CHAC is still looking for one or two additional host families for the visitors, most of whom are conversant in English and all of whom have at least some knowledge of English. Potential host families should also contact Malewski at town hall.
• CHAC has also completed a draft nomination to have the Dinker Cottage added to the National Register of Historic Places and submitted it to the state preservation office. The official name of the cottage on the register would be the Dinker/Irvin Cottage, to acknowledge that, in addition to being originally owned by the founding Dinker family, it has been owned by the Irvin family since 1927 and was donated to the Town by a member of that family.

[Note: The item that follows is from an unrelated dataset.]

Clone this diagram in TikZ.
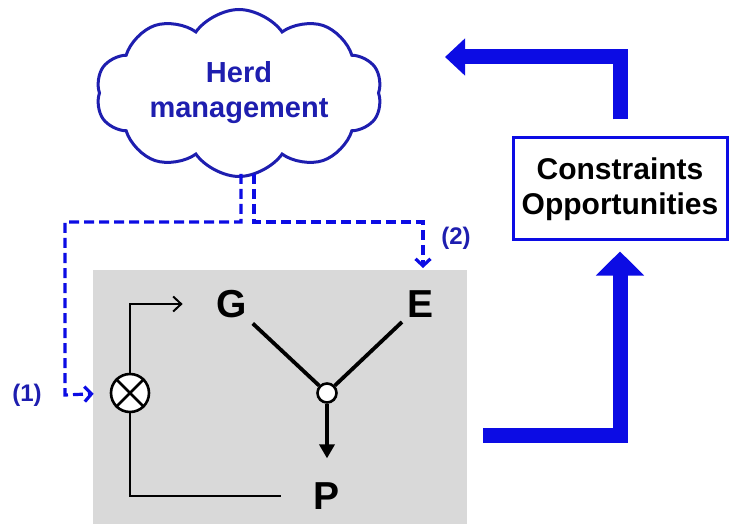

• The Bethany Beach Fourth of July Parade has secured two marching bands and six other bands performing from trucks for the 2017 edition. The committee is still looking for volunteer marshals who will be trained to prevent the throwing of candy (a restriction being more stringently enforced this year) and minimize gaps in the parade.
• The Planning Commission expects to hold a series of public hearings in the coming months to review the latest five-year update to the Town’s Comprehensive Plan. Once the hearings are held, the document will go to the council for approval, before heading to state officials for PLUS review and approval at the state level.